The report highlights:

  • South Africa has an inventory of ZAR 172 billion (USD 10.4 billion) in energy subsidies in 2020/21.1
  • Government bailouts—including the ZAR 56 billion (USD 3 billion) bailout for South Africa’s state-owned utility Eskom in FY 2020/21—have placed a strain on the government budget. In this context, bailouts were provided to Eskom due to the utility’s increasing debt sheet. Bailouts to other state-backed and energy intensive enterprises included South African Airways and South African Express, worth ZAR 5.5 billion (USD 333 million) and ZAR 300 million (USD 18 million), respectively.
  • Oil and gas: There remain subsidies for the consumption of fossil fuels. The highest- value oil and gas subsidy that has been quantified in this report was on value-added tax (VAT) exemptions provided for the sale of gasoline, diesel, and illuminating paraffin. This subsidy has increased from ZAR 23.89 billion (USD 1.79 billion) in FY 2017/18 to ZAR 34.67 billion (USD 2.4 billion) in FY 2019/20.
  • The Free Basic Electricity access program and the national electrification program, which have increased by 10% and 3.3%, respectively, from FY 2018/19, are the two most significant electricity subsidies, costing ZAR 11.65 billion (USD 707 million) and ZAR 4.57 billion (USD 280 million) in FY 2020/21.

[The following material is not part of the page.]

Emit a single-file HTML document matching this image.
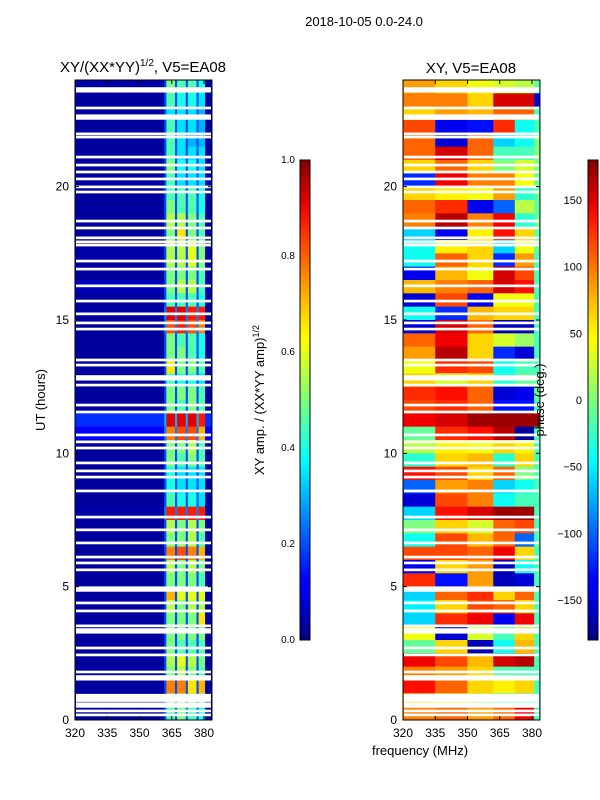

  • Nuclear energy: Support for the nuclear industry continues. Significant questions remain over the future role of nuclear power. South Africa’s existing nuclear reactor, which is owned and operated by Eskom, provides 5% of South Africa’s electricity generation. In its 2021 expenditure estimates, the Department of Energy estimated that 11.9% (ZAR 3.4 billion, or USD 0.2 billion) of its budget over the medium term would go toward funding entities such as the South African Nuclear Energy Corporation under the Nuclear Energy Regulation and Management program (National Treasury Department, South Africa, 2021).
  • Renewables: Renewable energy subsidies are difficult to estimate, but subsidies will fall as technology costs decline. Our estimates for renewable energy only quantify a government subsidy for a solar water heating project for which support was provided in FY 2018. However, the cost of power purchase agreements for renewable energy projects will have created subsidies to renewable energy generation.